Oh, so now our lack of national health is my fault because I wrote a few posts about med mal caps and tort reform? Or beacuse of all those thoudsands of activists mistakenly organizing aainst tort reform when they could be winning smashing victories for national health, like we did under the Clintons? Oops. I forgot. We didn't win any such battles under the Clintons. My bad, I should not have even been thinking about tort reform.


>
> When we speak of malpractice, it doesn't generally
> refer to
> doctors butchering patients because they're drunk,
> but to
> honest professionals making mistakes.

Sigh, And you are a legal expert because? Making an honest mistake is a _defense_ to a med mal charge. Liability for malpractice requires proof to a predonderance of evidence of lack of the exercise of due care expected of a professional with ordinary expertise by local standards.
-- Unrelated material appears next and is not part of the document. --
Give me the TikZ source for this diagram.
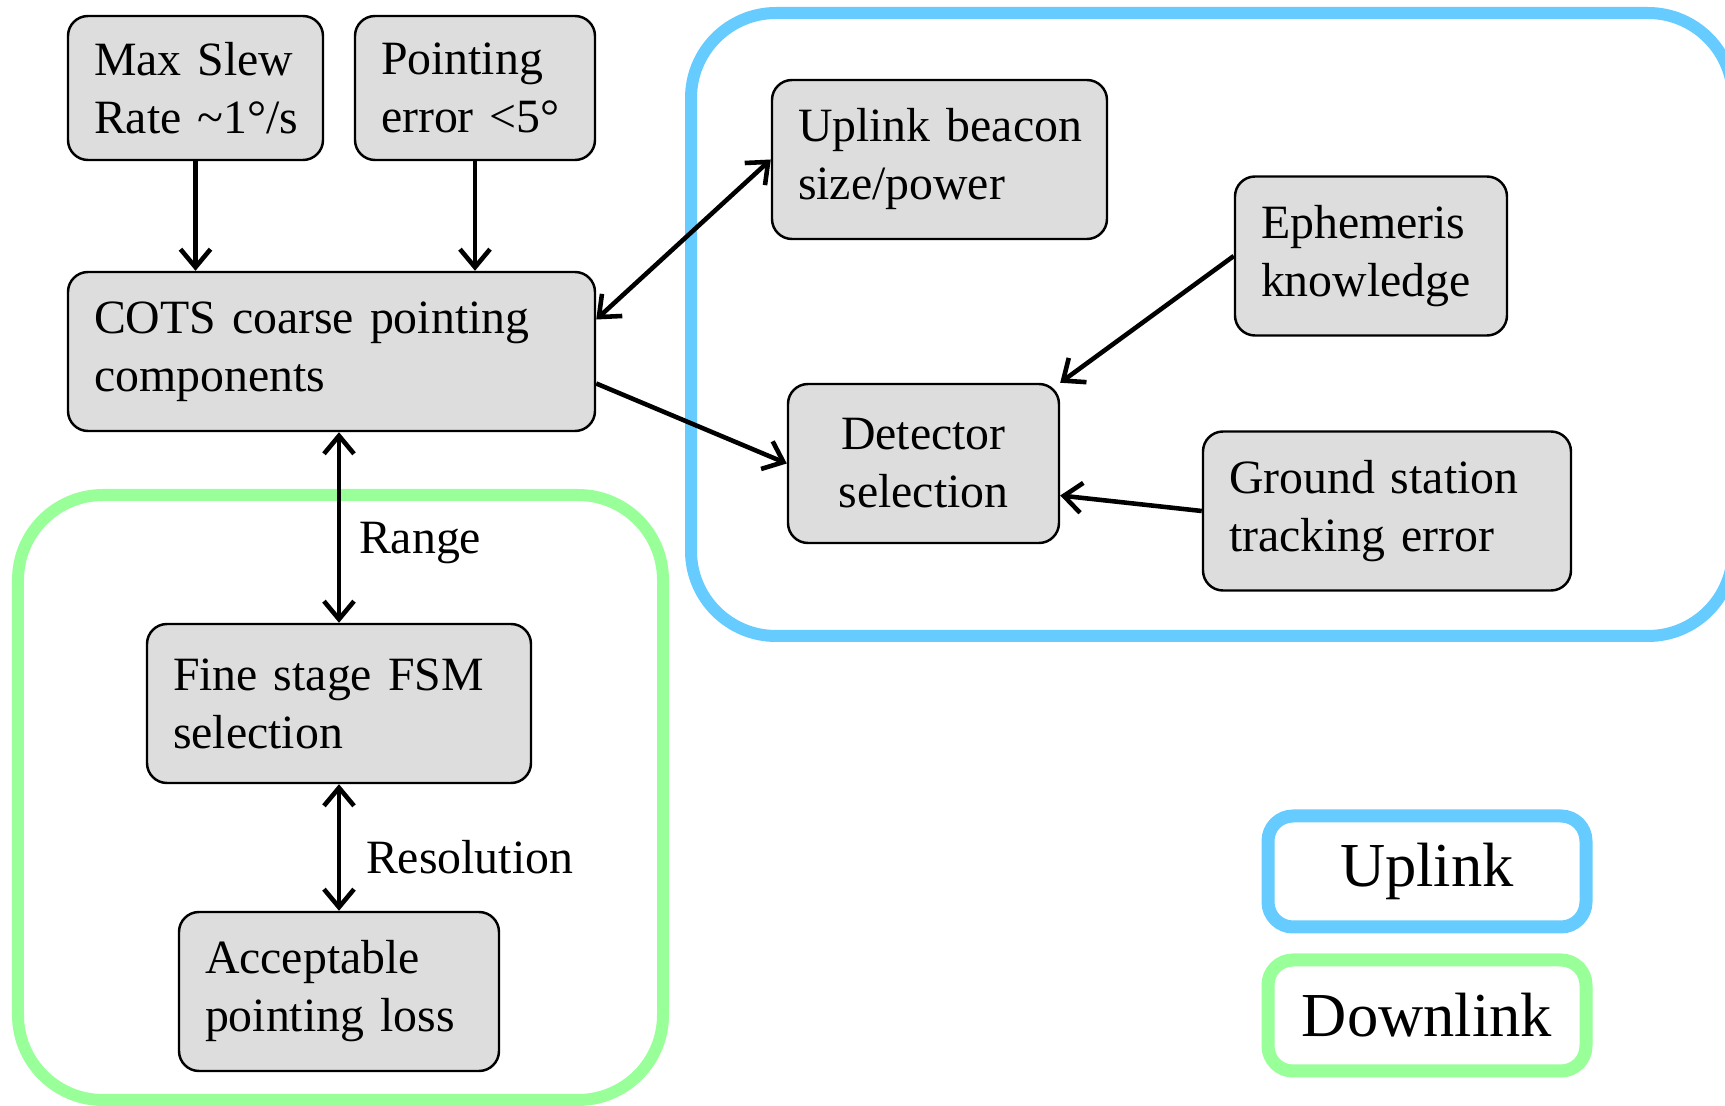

So if you exercise due care but are wrong, you're not liable. You might get sued anyway and the insurance company might settle, but that won't result in a big award.

And when they
> are
> disporportionately punished for making mistakes, it
> encourages a timid conservatism that isn't
> necessarily best
> for patient care.

As opposed to the reckless indifference and wild experimentationw e might encourage by preventing meaningful damage awards? I have no idea what you are saying. What evidence do you have that lawsuits are driving a timid medical conservatism that is bad for patients -- as opposed to HM0 cost-cutters without medical training making medical decisions from which, according to the US S.Ct, they are now pretty much immune from suit if the insurance comes with a benefit plan? This is a pretty good test cast for your theory because those guys _cannot be sued_ -- the cases are preempted under ERISA. But the immunity to suit aint any help there either.


>
> Justin:
> "Btw, in case it wasn't quite clear, I have no
> material
> interest in opposing tort reform."
>
> It wouldn't matter if you did. Tort lawyers are not
> wrong
> because they have material interests. I am
> uncomfortable with
> the way people try to disavow interest in political
> debate.
> Self-serving ideas are sometimes in the public good,
> and
> disinterested promotion of ideas can be terrible for
> the
> majority. We can only sort them out by debating the
> relative
> merits of the ideas, not the relatively
> disinterested moral
> worth of those propounding them.
>

James, I agree with you about the inevitability and legitimacy of having an interest in what you say. I thought you were saying, Oh, don't listen to Justin, he's just a lawyer, of course he'd oppose tort reform. I was noting that I'm the kind of lawyer who, if I weren't a whatever I am that participates on this list, would support tort reform. So I'm glad you were not saying that. We are of one mind on this.